I also find a lot of reward in reading non-fiction these days. I always enjoy fiction (and reading it is often part of my go-to activities for secret #2), but exploring some theology or biography or sociology when I have the time and energy to spare is a lot more refreshing than I realized.
So whether you’re kinetic, academic, or both—keep doing and keep learning. It helps.
4. Allow yourself to indulge.
This one seems obvious but gets so much flack. Sometimes you need to go easy on yourself. Sometimes you need to ignore the pressure to perfect your body and habits to meet everyone else’s standards, and instead enjoy them just for yourself.
Eat a cookie. Have a glass of wine. Get some ice cream. Drink an extra cup of coffee. Make your favorite dinner instead of everyone else’s.
The definition of motherhood is giving. Everyone else gets everything in you. Sometimes, it’s okay to give something to yourself, too.
If your diet is limited, treat yourself to a little something that will brighten your day without busting your budget. Even if it’s just a bouquet of flowers or a colorful pen.

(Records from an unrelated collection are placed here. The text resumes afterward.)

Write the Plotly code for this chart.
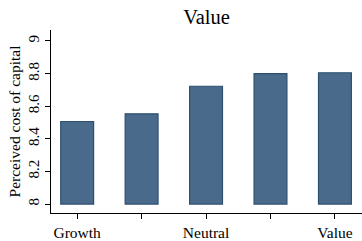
import plotly.graph_objects as go

positions = [1, 2, 3, 4, 5]
values = [8.506, 8.553, 8.722, 8.799, 8.805]
tick_vals = [1, 2, 3, 4, 5]
tick_text = ["Growth", "", "Neutral", "", "Value"]
y_ticks = [8, 8.2, 8.4, 8.6, 8.8, 9]
y_tick_text = ["8", "8.2", "8.4", "8.6", "8.8", "9"]
base = 8

fig = go.Figure(go.Bar(
    x=positions,
    y=[v - base for v in values],
    base=base,
    width=0.51,
    marker=dict(color="#4A6A8B", line=dict(color="#2C4F70", width=1.2)),
))

font = "Liberation Serif"
fig.update_layout(
    width=362, height=241,
    margin=dict(l=51, r=0, t=30, b=26),
    paper_bgcolor="white", plot_bgcolor="white",
    showlegend=False,
    font=dict(family=font, color="black", size=15),
    title=dict(text="Value", x=0.5, xref="paper", xanchor="center",
               y=0.93, yref="container", yanchor="middle",
               font=dict(family=font, size=20.5, color="black")),
    xaxis=dict(range=[0.594, 5.42], tickvals=tick_vals, ticktext=tick_text,
               showgrid=False, zeroline=False, showline=True, linecolor="black",
               linewidth=1, ticks="outside", ticklen=5, tickcolor="black",
               tickfont=dict(family=font, size=15.5)),
    yaxis=dict(range=[7.945, 9.067], tickvals=y_ticks, ticktext=y_tick_text,
               tickangle=-90,
               showgrid=False, zeroline=False, showline=True, linecolor="black",
               linewidth=1, ticks="outside", ticklen=5, tickcolor="black",
               tickfont=dict(family=font, size=15),
               title=dict(text="Perceived cost of capital", standoff=1,
                          font=dict(family=font, size=15.5))),
)

fig.write_html("out.html", post_script="document.body.style.margin='0';",
               config={"displayModeBar": False})
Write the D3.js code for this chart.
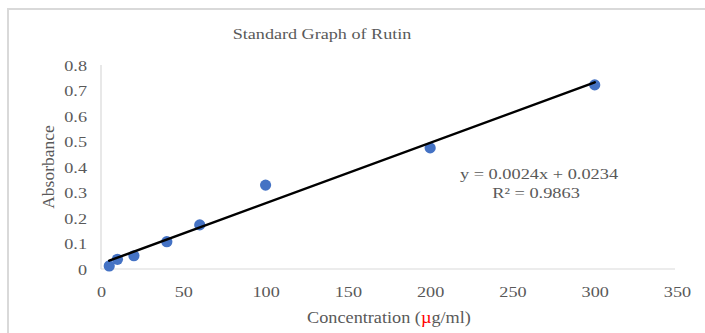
<!DOCTYPE html>
<html>
<head>
<meta charset="utf-8">
<script src="https://cdn.jsdelivr.net/npm/d3@7"></script>
<style>
  body { margin: 0; background: #fff; }
  svg text { font-family: "Liberation Serif", "Times New Roman", serif; fill: #595959; }
</style>
</head>
<body>
<div id="chart-area"></div>
<script>
// data
var conc = [5, 10, 20, 40, 60, 100, 200, 300]
var absorb = [0.012, 0.038, 0.052, 0.107, 0.173, 0.329, 0.475, 0.722]
var xTicks = [0, 50, 100, 150, 200, 250, 300, 350]
var yTicks = [0, 0.1, 0.2, 0.3, 0.4, 0.5, 0.6, 0.7, 0.8]
var eqLines = ["y = 0.0024x + 0.0234", "R² = 0.9863"]

var cw = 705
var ch = 333

var svg = d3.select("#chart-area").append("svg")
    .attr("width", cw)
    .attr("height", ch)

// chart border (top + left visible)
svg.append("path")
    .attr("d", "M8,340 L8,9 L705,9")
    .attr("fill", "none")
    .attr("stroke", "#d9d9d9")
    .attr("stroke-width", 2)

var x = d3.scaleLinear().domain([0, 350]).range([101, 677])
var y = d3.scaleLinear().domain([0, 0.8]).range([269, 65])

// stretched serif text, like the original
function label(px, py, s, size, sx, anchor, rot) {
    var t = svg.append("text")
        .attr("transform", "translate(" + px + "," + py + ")" + (rot ? " rotate(" + rot + ")" : "") + " scale(" + sx + ",1)")
        .attr("font-size", size + "px")
        .attr("text-anchor", anchor)
    return t.text(s)
}

var tickSx = 1.3

var leftAxis = d3.axisLeft(y)
    .tickValues(yTicks)
    .tickSize(0)
    .tickPadding(0)
    .tickFormat(d => d3.format("")(+d.toFixed(1)))

var bottomAxis = d3.axisBottom(x)
    .tickValues(xTicks)
    .tickSize(0)
    .tickPadding(0)

var yAxisGroup = svg.append("g")
    .attr("transform", "translate(101,0)")
    .call(leftAxis)

var xAxisGroup = svg.append("g")
    .attr("transform", "translate(0,269)")
    .call(bottomAxis)

yAxisGroup.select(".domain").remove()
xAxisGroup.select(".domain").remove()
yAxisGroup.attr("font-family", "Liberation Serif")
xAxisGroup.attr("font-family", "Liberation Serif")

yAxisGroup.selectAll("text")
    .attr("font-size", "14px")
    .attr("fill", "#595959")
    .attr("x", null)
    .attr("dy", null)
    .attr("transform", "translate(-14,5) scale(" + tickSx + ",1)")

xAxisGroup.selectAll("text")
    .attr("font-size", "14px")
    .attr("fill", "#595959")
    .attr("y", null)
    .attr("dy", null)
    .attr("transform", "translate(0,28) scale(" + tickSx + ",1)")

// axis lines
svg.append("line")
    .attr("x1", x(0)).attr("x2", x(0))
    .attr("y1", y(0.8)).attr("y2", y(0))
    .attr("stroke", "#d9d9d9").attr("stroke-width", 1.2)

svg.append("line")
    .attr("x1", x(0)).attr("x2", x(350) - 2)
    .attr("y1", y(0)).attr("y2", y(0))
    .attr("stroke", "#d9d9d9").attr("stroke-width", 1.2)

// dots
var pts = conc.map((c, i) => ({c: c, a: absorb[i]}))

svg.selectAll("circle")
    .data(pts)
    .enter()
    .append("circle")
    .attr("cx", d => x(d.c))
    .attr("cy", d => y(d.a))
    .attr("r", 5.6)
    .attr("fill", "#4472C4")

// least squares trendline, as the spreadsheet draws it
var mx = d3.mean(conc), my = d3.mean(absorb)
var sxy = d3.sum(pts, d => (d.c - mx) * (d.a - my))
var sxx = d3.sum(conc, c => (c - mx) * (c - mx))
var slope = sxy / sxx
var intercept = my - slope * mx

var line = d3.line().x(d => x(d)).y(d => y(slope * d + intercept))
svg.append("path")
    .attr("d", line(d3.extent(conc)))
    .attr("fill", "none")
    .attr("stroke", "#000")
    .attr("stroke-width", 2.5)
    .attr("stroke-linecap", "round")

// titles
label(322, 38.5, "Standard Graph of Rutin", 14.5, 1.25, "middle")
label(54, 167, "Absorbance", 17.5, 1, "middle", -90)

var xt = label(389, 323, "", 16, 1.14, "middle")
xt.append("tspan").text("Concentration (")
xt.append("tspan").style("fill", "#ff0000").text("µ")
xt.append("tspan").text("g/ml)")

// regression equation
label(539, 178.5, eqLines[0], 14.8, 1.24, "middle")
label(536, 198.3, eqLines[1], 14.8, 1.24, "middle")
</script>
</body>
</html>
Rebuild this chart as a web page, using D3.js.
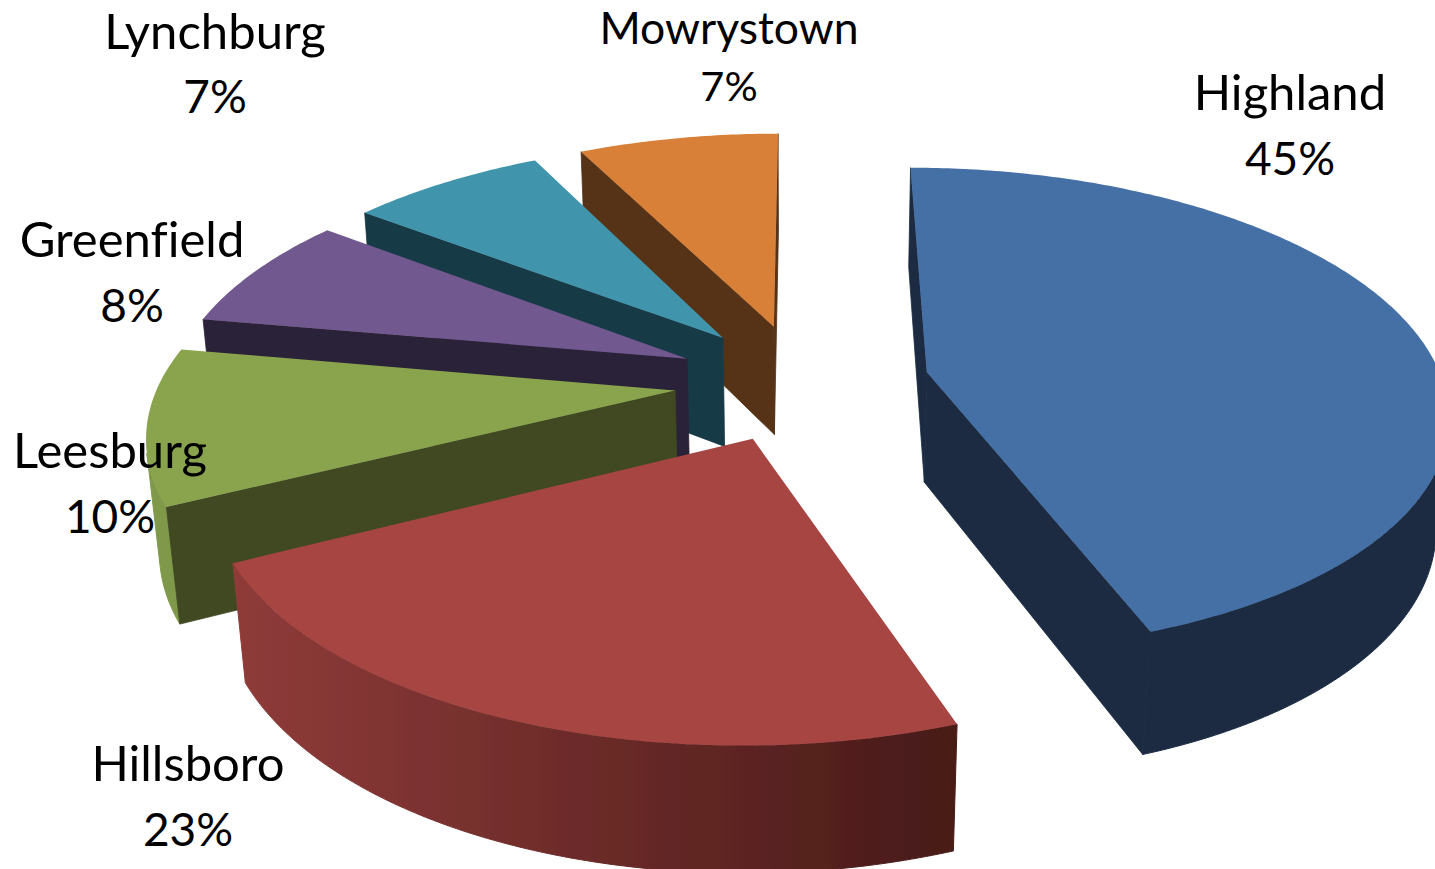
<!DOCTYPE html>
<html><head><meta charset="utf-8">
<style>html,body{margin:0;padding:0;background:#fff;overflow:hidden}svg{display:block}</style>
<script src="https://cdn.jsdelivr.net/npm/d3@7"></script></head><body>
<svg id="c" width="1435" height="869"></svg>
<script>
const categories = ["Highland","Hillsboro","Leesburg","Greenfield","Lynchburg","Mowrystown"];
const shares = [44.5,23.1,10.2,7.55,7.25,7.4];
const percentLabels = ["45%","23%","10%","8%","7%","7%"];
const topColors = ["#4470a5","#a64442","#89a44e","#71588f","#4095ad","#d88039"];
const wallColors = ["#1b2c43","#3b1715","#3f4823","#2c2137","#193a46","#573216"];
const rimLeft = ["#1b2c43","#8f3b39","#7f9849","#2c2137","#193a46","#573216"];
const rimRight = ["#1b2c43","#471a18","#7f9849","#2c2137","#193a46","#573216"];
const labelAnchors = [[1290,110,175],[188,781,846],[110,468,533],[132,257,322],[215,49,113],[729,44,101]];
const nameSizes = [49,49,49,49,49,44.5];
const percentSizes = [46,46,46,46,46,41.5];
const camera = {x0:802,y0:382,A:516,h:0.156,vx:806,vy:-1150,k:0.02,lift:113,explode:0.247};

const svg = d3.select("#c");
const defs = svg.append("defs");
defs.append("filter").attr("id","soft").attr("x","-5%").attr("y","-5%").attr("width","110%").attr("height","110%")
  .append("feGaussianBlur").attr("stdDeviation",0.6);
const project = (X,Y,Z)=>{
  const w = 1+camera.h*Y+camera.k*Z;
  return [(camera.A*X+camera.x0+camera.vx*camera.h*Y+camera.x0*camera.k*Z)/w,
          (camera.y0+camera.vy*camera.h*Y+(camera.y0+camera.lift/camera.k)*camera.k*Z)/w];
};
const arcs = d3.pie().sort(null).value(d=>d)(shares);
const line = d3.line();
const slices = arcs.map((a,i)=>{
  const mid=(a.startAngle+a.endAngle)/2;
  const ox=camera.explode*Math.sin(mid), oy=camera.explode*Math.cos(mid);
  const rim=(t,Z)=>project(ox+Math.sin(t),oy+Math.cos(t),Z);
  return {i,a,apex:Z=>project(ox,oy,Z),rim};
});
const order=[5,4,3,2,1,0];
const g=svg.append("g").attr("filter","url(#soft)");
order.forEach(i=>{
  const s=slices[i],{startAngle:t0,endAngle:t1}=s.a;
  const startQuad=[s.apex(0),s.rim(t0,0),s.rim(t0,1),s.apex(1)];
  const endQuad=[s.rim(t1,0),s.apex(0),s.apex(1),s.rim(t1,1)];
  const n=Math.ceil((t1-t0)/0.012);
  const ts=d3.range(n+1).map(j=>t0+(t1-t0)*j/n);
  const vis=ts.filter((t,j)=>{
    const u=ts[Math.max(j-1,0)],v=ts[Math.min(j+1,n)];
    return d3.polygonArea([s.rim(u,0),s.rim(v,0),s.rim(v,1),s.rim(u,1)])>0;
  });
  if(vis.length>1){
    const xr=d3.extent(vis,t=>s.rim(t,0)[0]);
    defs.append("linearGradient").attr("id","rim"+i).attr("gradientUnits","userSpaceOnUse")
      .attr("x1",xr[0]).attr("x2",xr[1]).attr("y1",0).attr("y2",0)
      .selectAll("stop").data([rimLeft[i],rimRight[i]]).join("stop")
      .attr("offset",(d,j)=>j).attr("stop-color",d=>d);
    const poly=[...vis.map(t=>s.rim(t,0)),...vis.slice().reverse().map(t=>s.rim(t,1))];
    g.append("path").attr("d",line(poly)+"Z").attr("fill",`url(#rim${i})`).attr("stroke",`url(#rim${i})`).attr("stroke-width",1);
  }
  [startQuad,endQuad].forEach(q=>{
    if(d3.polygonArea(q)>0) g.append("path").attr("d",line(q)+"Z").attr("fill",wallColors[i]).attr("stroke",wallColors[i]).attr("stroke-width",0.8);
  });
  const face=[s.apex(0),...ts.map(t=>s.rim(t,0))];
  g.append("path").attr("d",line(face)+"Z").attr("fill",topColors[i]);
});
const labels=svg.append("g").attr("font-family","Lato, 'Open Sans', sans-serif").attr("fill","#000").attr("text-anchor","middle").style("font-variant-ligatures","none");
categories.forEach((c,i)=>{
  const [x,y1,y2]=labelAnchors[i];
  labels.append("text").attr("x",x).attr("y",y1).attr("font-size",nameSizes[i]).text(c);
  labels.append("text").attr("x",x).attr("y",y2).attr("font-size",percentSizes[i]).text(percentLabels[i]);
});
</script></body></html>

The definition of motherhood is giving. Everyone else gets everything in you. Sometimes, it’s okay to give something to yourself, too.
5. Embrace prayer in the tense moments.
Now for the hard one.
I can talk about “me time” and quiet moments and Facebooking and treats all I want. Those things are simple (even if some of them take temperance and planning).
In my experience, the one that takes real discipline is prayer. Because prayer during those quiet moments can help, but for me, it isn’t where prayer can make the most impact.
The prayers that change the course of a day are the ones I manage to pause and utter in the toughest moments. Even if they’re just tiny mantras, those brief and humble appeals to God are the ones that can ground me. It can be hard to break a cyclone of negative thinking, set aside mounting tension, or let go of anger and force myself to practice a little patience. But when you can muscle it, it can make all the difference.